GIVEN INSTRUCTION: List all lines of the data that include the string "this".

SOURCE DATA:
================
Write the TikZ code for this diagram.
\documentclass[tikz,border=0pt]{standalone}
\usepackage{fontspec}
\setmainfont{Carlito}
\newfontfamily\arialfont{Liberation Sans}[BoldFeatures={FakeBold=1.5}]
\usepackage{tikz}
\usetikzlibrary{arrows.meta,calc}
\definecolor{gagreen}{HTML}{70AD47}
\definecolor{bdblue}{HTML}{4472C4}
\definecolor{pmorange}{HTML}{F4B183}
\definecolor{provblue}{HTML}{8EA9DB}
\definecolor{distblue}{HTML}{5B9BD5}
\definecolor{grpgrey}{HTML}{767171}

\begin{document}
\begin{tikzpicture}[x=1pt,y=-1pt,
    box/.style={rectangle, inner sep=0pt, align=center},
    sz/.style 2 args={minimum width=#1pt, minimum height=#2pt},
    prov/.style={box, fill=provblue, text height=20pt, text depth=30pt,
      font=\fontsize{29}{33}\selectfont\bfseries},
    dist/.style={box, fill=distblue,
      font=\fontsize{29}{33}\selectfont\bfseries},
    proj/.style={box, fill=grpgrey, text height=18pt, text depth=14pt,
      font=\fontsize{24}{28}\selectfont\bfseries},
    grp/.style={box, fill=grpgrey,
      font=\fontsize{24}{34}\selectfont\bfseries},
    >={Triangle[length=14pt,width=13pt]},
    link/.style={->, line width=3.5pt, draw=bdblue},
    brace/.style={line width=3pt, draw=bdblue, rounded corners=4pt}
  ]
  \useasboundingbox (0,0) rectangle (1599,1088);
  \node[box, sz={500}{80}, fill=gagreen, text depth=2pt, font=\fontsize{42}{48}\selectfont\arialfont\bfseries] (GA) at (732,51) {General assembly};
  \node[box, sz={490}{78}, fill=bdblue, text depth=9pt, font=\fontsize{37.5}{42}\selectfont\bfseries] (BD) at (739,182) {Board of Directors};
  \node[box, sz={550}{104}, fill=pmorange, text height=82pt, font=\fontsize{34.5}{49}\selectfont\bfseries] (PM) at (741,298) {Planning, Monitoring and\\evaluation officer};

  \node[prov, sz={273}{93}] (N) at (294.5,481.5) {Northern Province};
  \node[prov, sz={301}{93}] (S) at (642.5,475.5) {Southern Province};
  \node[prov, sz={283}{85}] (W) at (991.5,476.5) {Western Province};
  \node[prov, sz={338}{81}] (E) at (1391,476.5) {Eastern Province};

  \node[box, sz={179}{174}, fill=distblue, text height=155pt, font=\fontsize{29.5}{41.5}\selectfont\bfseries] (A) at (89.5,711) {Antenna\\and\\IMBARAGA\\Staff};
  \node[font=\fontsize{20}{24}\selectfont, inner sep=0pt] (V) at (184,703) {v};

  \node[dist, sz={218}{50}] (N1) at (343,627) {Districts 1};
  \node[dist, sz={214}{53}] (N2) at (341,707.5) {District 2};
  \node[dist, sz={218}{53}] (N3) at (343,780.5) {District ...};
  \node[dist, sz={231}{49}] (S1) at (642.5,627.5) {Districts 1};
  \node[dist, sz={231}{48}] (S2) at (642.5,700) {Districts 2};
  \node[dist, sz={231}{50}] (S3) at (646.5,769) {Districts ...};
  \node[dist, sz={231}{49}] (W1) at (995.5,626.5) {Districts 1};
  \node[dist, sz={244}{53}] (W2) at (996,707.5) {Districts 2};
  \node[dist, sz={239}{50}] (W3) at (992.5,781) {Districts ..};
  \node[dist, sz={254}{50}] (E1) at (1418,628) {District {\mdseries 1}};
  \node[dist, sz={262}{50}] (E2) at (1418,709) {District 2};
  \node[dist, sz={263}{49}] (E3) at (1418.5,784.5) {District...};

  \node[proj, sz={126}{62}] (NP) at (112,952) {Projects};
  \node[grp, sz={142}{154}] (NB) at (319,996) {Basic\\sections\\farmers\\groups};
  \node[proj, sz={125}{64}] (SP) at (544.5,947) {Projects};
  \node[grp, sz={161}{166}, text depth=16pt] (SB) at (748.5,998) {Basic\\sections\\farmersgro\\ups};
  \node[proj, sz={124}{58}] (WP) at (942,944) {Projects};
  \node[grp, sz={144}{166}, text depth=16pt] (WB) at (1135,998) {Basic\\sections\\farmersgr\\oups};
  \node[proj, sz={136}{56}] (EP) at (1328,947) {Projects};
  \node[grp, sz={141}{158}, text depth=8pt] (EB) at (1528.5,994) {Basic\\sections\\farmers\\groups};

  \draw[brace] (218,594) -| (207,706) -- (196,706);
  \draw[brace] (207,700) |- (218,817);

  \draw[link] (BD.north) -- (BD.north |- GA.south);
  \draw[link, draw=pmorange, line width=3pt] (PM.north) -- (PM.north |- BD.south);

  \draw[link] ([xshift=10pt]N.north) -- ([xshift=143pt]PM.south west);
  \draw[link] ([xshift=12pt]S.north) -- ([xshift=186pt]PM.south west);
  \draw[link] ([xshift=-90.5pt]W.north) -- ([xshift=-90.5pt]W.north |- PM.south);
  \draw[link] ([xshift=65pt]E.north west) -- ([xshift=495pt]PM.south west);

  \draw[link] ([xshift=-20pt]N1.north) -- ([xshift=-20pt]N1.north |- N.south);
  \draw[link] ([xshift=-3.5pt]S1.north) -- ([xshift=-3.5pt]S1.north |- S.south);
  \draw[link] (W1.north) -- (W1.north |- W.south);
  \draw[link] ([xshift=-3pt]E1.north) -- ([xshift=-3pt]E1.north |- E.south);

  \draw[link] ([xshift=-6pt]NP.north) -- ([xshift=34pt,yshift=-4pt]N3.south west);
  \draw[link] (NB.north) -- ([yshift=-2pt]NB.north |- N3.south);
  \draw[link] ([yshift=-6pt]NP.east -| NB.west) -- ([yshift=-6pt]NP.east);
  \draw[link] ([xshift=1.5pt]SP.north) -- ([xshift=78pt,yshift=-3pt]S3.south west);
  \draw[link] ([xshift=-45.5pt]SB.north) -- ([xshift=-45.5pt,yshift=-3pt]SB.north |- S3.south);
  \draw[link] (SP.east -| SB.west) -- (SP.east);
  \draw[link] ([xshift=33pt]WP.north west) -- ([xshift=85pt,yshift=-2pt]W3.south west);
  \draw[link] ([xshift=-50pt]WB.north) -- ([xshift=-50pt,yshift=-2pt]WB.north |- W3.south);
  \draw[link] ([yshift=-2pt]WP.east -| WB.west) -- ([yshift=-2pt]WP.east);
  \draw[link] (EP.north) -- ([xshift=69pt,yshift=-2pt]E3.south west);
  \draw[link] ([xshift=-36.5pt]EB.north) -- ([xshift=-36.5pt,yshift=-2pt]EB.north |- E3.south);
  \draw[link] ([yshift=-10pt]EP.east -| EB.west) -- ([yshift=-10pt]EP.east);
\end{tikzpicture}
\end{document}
================
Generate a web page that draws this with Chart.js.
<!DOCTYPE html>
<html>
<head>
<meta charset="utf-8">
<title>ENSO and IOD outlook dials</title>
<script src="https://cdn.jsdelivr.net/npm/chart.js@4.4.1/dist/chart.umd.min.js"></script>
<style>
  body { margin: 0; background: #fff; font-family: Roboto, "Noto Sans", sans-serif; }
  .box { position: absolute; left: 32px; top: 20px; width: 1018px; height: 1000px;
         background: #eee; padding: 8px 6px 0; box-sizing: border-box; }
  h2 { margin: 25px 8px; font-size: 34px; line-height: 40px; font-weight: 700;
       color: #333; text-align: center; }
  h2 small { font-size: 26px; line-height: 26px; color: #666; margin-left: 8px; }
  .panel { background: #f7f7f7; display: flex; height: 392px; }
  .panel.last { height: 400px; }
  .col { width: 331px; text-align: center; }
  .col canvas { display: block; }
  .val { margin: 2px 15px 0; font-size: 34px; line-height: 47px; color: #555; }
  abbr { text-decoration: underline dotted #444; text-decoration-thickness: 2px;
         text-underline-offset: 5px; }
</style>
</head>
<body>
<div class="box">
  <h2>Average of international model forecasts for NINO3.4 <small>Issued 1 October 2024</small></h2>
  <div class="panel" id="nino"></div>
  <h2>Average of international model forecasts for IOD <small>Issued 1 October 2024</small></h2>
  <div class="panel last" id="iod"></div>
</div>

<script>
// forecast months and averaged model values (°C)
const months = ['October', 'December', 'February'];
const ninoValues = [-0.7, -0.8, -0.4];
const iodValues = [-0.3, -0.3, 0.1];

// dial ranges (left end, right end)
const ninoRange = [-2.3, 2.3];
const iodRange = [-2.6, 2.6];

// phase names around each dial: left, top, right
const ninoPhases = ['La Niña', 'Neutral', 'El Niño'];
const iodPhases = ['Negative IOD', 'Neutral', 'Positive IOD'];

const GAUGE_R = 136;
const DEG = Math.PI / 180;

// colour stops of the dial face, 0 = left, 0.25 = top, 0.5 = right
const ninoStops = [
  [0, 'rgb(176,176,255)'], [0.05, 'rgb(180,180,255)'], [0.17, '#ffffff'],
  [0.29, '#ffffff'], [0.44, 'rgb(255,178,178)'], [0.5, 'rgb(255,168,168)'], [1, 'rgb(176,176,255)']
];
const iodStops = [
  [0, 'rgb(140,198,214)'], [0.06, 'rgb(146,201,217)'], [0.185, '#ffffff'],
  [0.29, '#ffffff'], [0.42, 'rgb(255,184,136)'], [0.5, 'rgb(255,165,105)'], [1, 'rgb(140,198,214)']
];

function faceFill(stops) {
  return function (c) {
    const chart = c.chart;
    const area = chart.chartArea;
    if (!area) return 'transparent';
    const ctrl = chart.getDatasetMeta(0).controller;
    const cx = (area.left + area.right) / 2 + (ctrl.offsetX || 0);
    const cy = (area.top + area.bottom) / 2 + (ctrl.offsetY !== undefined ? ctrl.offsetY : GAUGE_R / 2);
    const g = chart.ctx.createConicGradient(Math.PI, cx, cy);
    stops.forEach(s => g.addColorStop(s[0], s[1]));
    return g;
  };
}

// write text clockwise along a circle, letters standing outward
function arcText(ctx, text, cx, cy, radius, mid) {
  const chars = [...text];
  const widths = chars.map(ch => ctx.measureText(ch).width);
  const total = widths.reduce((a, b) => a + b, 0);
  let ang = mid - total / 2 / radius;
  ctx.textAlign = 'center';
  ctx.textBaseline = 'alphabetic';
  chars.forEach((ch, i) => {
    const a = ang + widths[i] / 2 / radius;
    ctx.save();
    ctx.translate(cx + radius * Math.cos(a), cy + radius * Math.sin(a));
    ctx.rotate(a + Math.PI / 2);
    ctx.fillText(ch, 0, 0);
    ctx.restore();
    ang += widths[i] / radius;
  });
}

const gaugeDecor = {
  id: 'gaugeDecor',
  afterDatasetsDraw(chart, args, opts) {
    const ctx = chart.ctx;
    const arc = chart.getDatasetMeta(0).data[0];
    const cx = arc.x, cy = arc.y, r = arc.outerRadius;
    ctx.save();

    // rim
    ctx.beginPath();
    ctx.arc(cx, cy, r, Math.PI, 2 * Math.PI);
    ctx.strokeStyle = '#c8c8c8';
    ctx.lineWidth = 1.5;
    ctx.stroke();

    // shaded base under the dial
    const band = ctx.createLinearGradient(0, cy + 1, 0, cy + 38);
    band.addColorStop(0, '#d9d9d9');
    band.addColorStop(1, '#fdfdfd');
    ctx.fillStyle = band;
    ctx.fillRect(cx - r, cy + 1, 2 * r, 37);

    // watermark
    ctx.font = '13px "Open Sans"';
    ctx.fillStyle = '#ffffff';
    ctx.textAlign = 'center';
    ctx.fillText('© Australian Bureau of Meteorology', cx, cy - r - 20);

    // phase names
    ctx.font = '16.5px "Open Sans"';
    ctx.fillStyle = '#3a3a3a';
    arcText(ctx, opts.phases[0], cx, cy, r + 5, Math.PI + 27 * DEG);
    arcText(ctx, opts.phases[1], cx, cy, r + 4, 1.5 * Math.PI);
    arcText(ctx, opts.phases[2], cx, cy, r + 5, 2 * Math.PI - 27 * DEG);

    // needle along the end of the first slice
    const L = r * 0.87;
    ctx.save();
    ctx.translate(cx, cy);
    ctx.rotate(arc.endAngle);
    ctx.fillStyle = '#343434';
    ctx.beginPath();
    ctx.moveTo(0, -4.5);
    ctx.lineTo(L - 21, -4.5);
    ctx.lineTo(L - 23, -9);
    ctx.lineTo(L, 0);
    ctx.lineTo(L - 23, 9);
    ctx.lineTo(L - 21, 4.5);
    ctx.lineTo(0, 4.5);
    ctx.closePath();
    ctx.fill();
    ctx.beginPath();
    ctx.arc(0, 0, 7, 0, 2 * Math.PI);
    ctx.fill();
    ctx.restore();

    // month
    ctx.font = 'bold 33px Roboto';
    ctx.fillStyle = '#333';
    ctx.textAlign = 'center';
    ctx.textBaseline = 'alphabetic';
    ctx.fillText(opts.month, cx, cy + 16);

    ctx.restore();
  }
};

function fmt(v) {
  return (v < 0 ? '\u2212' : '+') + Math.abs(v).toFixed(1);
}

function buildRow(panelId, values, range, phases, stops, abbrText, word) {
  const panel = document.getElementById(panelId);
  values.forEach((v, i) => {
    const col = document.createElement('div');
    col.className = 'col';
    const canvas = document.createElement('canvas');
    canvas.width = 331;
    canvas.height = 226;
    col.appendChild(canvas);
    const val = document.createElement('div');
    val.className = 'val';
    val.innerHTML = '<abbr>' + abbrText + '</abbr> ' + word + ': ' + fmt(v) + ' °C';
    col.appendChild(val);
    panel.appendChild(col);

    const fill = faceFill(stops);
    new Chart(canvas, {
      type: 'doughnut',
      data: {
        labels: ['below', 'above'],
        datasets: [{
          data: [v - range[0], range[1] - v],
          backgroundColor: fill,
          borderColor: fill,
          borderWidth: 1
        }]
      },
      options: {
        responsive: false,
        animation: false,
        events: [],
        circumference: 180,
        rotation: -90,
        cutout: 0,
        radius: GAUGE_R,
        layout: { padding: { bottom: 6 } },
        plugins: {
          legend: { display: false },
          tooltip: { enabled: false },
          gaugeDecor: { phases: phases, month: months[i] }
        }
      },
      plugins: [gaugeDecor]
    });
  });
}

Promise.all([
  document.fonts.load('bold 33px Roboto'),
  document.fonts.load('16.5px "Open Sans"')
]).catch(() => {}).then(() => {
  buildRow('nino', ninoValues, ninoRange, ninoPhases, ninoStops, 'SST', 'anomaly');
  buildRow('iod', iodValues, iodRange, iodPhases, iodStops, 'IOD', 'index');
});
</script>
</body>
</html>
================
ANSWER FOR THE TASK:
Write the TikZ code for this diagram.
Generate a web page that draws this with Chart.js.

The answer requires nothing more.